Maeght’s displays of site-specific, mostly outdoor works by 20th-century greats—including Joan Miró, Georges Braque, Alberto Giacometti and Marc Chagall—still stand as a blueprint for displays of Modern sculpture. Coinciding with its anniversary, the foundation has significantly expanded its light-filled indoor Alberto Giacometti space, a €5m project, including the addition of a room for artist books and prints, in which the Maeghts originally traded out of galleries in Cannes and Paris.

View of the extension at the Maeght Foundation with the two new lower ground windows © Glamodrama for Silvio d’Ascia / Archives Fondation Maeght

A landmark exhibition of works by two artists who were formative for the gallery and foundation—Henri Matisse and Pierre Bonnard—cements the celebrations (until 6 October).
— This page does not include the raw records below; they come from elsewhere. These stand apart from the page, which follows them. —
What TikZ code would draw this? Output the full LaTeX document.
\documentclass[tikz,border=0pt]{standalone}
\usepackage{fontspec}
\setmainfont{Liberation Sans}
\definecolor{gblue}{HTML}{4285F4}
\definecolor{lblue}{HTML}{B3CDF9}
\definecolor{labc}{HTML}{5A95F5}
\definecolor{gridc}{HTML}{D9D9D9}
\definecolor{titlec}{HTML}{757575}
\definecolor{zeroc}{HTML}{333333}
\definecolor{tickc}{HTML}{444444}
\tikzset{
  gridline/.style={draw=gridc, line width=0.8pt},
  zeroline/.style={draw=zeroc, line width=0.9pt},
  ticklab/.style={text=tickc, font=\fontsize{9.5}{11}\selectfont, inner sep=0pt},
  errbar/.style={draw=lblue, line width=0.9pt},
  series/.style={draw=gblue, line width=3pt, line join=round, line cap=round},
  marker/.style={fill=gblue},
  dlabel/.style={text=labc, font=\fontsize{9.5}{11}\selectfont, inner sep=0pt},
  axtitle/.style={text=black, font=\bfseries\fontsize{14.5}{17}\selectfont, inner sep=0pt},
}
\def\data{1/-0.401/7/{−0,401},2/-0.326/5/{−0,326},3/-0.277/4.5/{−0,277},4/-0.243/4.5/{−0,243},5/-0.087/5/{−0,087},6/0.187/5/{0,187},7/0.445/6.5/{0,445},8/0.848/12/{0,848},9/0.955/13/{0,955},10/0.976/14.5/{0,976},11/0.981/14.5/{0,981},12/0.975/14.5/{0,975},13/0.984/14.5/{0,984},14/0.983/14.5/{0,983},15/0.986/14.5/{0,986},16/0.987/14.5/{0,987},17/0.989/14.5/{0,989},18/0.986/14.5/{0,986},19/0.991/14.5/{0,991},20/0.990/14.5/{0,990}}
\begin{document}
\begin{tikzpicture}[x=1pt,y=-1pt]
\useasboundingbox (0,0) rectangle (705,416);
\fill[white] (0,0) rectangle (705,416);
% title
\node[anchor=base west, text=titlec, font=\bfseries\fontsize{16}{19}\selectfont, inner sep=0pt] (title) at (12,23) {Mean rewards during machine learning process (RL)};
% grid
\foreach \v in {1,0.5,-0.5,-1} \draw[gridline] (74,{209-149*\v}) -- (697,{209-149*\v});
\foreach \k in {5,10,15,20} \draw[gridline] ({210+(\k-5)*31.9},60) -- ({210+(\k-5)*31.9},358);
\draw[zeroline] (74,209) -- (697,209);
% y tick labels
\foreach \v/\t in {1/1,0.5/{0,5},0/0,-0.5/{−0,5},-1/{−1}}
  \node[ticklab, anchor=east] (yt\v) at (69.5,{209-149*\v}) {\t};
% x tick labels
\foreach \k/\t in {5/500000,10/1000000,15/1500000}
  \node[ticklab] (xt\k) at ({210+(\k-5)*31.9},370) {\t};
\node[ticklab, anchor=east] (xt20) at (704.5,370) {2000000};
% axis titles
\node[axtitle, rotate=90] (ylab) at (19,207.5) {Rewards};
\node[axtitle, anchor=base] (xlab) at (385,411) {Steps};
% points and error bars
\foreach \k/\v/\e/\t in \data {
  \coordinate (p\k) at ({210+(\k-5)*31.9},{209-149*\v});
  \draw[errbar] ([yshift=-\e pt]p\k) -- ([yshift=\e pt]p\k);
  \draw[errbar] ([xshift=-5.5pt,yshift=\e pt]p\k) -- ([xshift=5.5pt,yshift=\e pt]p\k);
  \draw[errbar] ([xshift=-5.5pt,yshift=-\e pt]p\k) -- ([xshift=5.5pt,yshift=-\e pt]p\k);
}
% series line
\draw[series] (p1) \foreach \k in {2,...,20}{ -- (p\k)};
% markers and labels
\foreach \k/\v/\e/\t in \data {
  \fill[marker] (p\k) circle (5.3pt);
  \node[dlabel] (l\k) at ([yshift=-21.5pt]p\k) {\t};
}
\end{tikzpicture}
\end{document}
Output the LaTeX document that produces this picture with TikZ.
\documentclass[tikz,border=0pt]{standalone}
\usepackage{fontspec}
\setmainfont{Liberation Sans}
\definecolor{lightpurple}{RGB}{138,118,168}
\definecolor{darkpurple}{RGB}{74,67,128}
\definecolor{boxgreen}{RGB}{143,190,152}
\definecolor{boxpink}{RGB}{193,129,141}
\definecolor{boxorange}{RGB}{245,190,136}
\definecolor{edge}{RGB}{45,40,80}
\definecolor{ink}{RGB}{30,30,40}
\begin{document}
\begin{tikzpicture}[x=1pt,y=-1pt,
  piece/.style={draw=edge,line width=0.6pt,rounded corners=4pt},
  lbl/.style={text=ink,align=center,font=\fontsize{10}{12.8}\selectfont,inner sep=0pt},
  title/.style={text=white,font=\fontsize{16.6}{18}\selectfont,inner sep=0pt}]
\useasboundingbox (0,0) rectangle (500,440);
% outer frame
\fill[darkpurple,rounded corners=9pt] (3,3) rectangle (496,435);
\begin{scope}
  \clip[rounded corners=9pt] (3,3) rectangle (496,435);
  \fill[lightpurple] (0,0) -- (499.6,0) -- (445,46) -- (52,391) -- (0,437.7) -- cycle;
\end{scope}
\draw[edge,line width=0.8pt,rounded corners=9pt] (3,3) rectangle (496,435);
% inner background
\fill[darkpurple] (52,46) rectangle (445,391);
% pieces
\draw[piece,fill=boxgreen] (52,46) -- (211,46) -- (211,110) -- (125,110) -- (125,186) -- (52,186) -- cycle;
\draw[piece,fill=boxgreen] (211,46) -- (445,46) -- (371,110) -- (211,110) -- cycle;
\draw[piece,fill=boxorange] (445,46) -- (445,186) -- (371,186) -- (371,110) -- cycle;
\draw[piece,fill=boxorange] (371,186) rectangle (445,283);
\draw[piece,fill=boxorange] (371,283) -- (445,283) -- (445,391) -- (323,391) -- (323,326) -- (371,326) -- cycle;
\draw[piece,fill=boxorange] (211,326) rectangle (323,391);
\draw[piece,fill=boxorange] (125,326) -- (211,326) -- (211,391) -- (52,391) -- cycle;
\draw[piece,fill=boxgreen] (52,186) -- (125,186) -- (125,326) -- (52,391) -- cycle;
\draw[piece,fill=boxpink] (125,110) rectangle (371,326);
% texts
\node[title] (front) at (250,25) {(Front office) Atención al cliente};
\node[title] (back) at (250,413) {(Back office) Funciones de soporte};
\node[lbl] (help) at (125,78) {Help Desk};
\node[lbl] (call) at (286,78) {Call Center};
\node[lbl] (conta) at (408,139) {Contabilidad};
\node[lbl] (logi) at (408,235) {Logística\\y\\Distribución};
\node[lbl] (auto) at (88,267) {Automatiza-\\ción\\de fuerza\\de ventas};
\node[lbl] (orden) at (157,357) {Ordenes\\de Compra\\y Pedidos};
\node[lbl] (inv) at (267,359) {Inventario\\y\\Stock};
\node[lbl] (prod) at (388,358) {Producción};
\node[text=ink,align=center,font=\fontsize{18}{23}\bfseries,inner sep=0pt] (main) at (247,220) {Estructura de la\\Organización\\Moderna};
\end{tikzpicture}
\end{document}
Among the approximately 300 works are four drawings by Matisse of Marguerite Maeght, whom he happened to meet in a doctor’s waiting room in Vence in 1944.
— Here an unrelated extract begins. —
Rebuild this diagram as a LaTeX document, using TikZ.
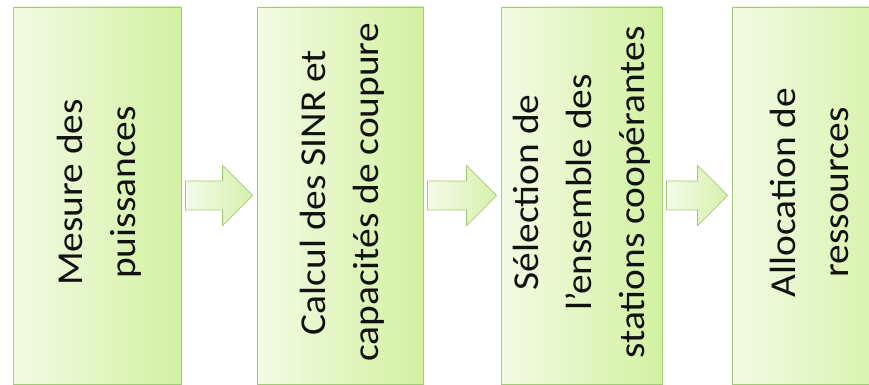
\documentclass[tikz,border=0pt]{standalone}
\usepackage{fontspec}
\setmainfont{Carlito}[FakeStretch=1.08]
\usetikzlibrary{calc,shadows}
\definecolor{boxL}{HTML}{F3FBE4}
\definecolor{boxR}{HTML}{D2F1A1}
\definecolor{boxB}{HTML}{A3CA78}
\definecolor{arrL}{HTML}{F4FBE8}
\definecolor{arrR}{HTML}{D6F1AC}
\definecolor{txt}{HTML}{111111}
\tikzset{
  stagebox/.style={draw=boxB, line width=0.8pt, left color=boxL, right color=boxR,
    minimum height=377pt, inner sep=0pt,
    drop shadow={opacity=0.18, shadow xshift=1.2pt, shadow yshift=-1.2pt}},
  stagetext/.style={rotate=90, align=center, inner sep=0pt, text=txt,
    font=\fontsize{36.5}{53}\selectfont},
  blockarrow/.style={draw=boxB, line width=0.8pt, left color=arrL, right color=arrR, line join=miter}
}
\newcommand{\stagearrow}[2]{%
  \draw[blockarrow] ($(#1.east)+(4pt,-14.5pt)$) -- ($(#1.east)+(4pt,14.5pt)$)
    -- ($(#2.west)+(-34pt,14.5pt)$) -- ($(#2.west)+(-34pt,30pt)$)
    -- ($(#2.west)+(-4pt,0pt)$) -- ($(#2.west)+(-34pt,-30pt)$)
    -- ($(#2.west)+(-34pt,-14.5pt)$) -- cycle;}
\begin{document}
\begin{tikzpicture}[x=1pt,y=1pt]
\useasboundingbox (0,0) rectangle (869,385);
\fill[white] (0,0) rectangle (869,385);
\node[stagebox, minimum width=168pt] (b1) at (97,189.5) {};
\node[stagebox, minimum width=166pt] (b2) at (340,189.5) {};
\node[stagebox, minimum width=161pt] (b3) at (581.5,189.5) {};
\node[stagebox, minimum width=180pt] (b4) at (822,189.5) {};
\node[stagetext] (t1) at ($(b1)+(2,3)$) {Mesure des\\puissances};
\node[stagetext] (t2) at ($(b2)+(2,3)$) {Calcul des SINR et\\capacités de coupure};
\node[stagetext] (t3) at ($(b3)+(0,3)$) {Sélection de\\l’ensemble des\\stations coopérantes};
\node[stagetext] (t4) at ($(b4.west)+(78,3)$) {Allocation de\\ressources};
\stagearrow{b1}{b2}
\stagearrow{b2}{b3}
\stagearrow{b3}{b4}
\end{tikzpicture}
\end{document}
Not included, as the catalogue spells out, is Bonnard’s La marchande d’oursins (the seller of sea-urchins) (1939), a gift from the artist to Marguerite which she reluctantly had to sell to finance the foundation. “We had hoped to be able to present it in this exhibition, but unfortunately, the [private] owners did not agree to lend it…,” writes the Maeghts’ son, Adrien, still president of the foundation aged 94.

Other lenders proved more willing. Loans from the Musée d’Orsay, Paris, include Bonnard’s last painting, L’Amandier en fleurs (the almond tree in bloom) (1946-47), a work that Adrien recalls had hung in his teenage bedroom. The Nahmad family of dealer-collectors, who have a coinciding exhibition of their Miró works in the Picasso Museum in nearby Antibes (until 27 October), have lent Matisse’s Le repos de la danseuse (dancer at rest) (1942), originally shown by Galerie Maeght in Paris.

Aimé and Marguerite Maeght at the inaugural dinner of the Fondation Maeght in 1964 © Fondation Maeght archive

The foundation no longer needs to sell its art to function. The commercial gallery is still owned and run by the family in Paris but is a completely separate business, a spokesperson says. Meanwhile, Fondation Maeght is well supported privately. Its list of patrons is a who’s who of France’s corporate and individual donors, as well as international art market giants such as Christie’s, Sotheby’s and Hauser & Wirth.

Visitor u-turn

Visitors also help balance the books. While the foundation was not originally conceived for the public, the Maeghts changed their mind almost immediately after opening when “there were a thousand people who wanted to see it”, according to Adrien’s daughter, Isabelle Maeght, who sits on the foundation’s board. In 2018, they brought in the respected cultural leader Nicolas Gitton as director, after a tumultuous time, charted in the 2014 book La Saga Maeght by another of Adrien’s children, Yoyo, who left the board in 2011.

Now all seems back on track, and efforts are being made to attract a younger crowd. The age for free entry has been raised from under ten to under 16. Locals are also being wooed. While the foundation can have around 1,000 visitors a day in the summer, it is considerably quieter outside of the holidays (annual visitors number around 130,000). The additional indoor space in part addresses this cause.

Meanwhile, 60 years seems a significant step in a story described by Isabelle as survival against the odds. Her grandparents moved to Saint-Paul-de-Vence in 1948, for the health of their other son, Bernard, who had leukaemia and died five years after, aged only 11. “When my uncle died, they were distraught,” Isabelle says. “It was thanks to the artists that [Marguerite and Aimé] could create something so special.”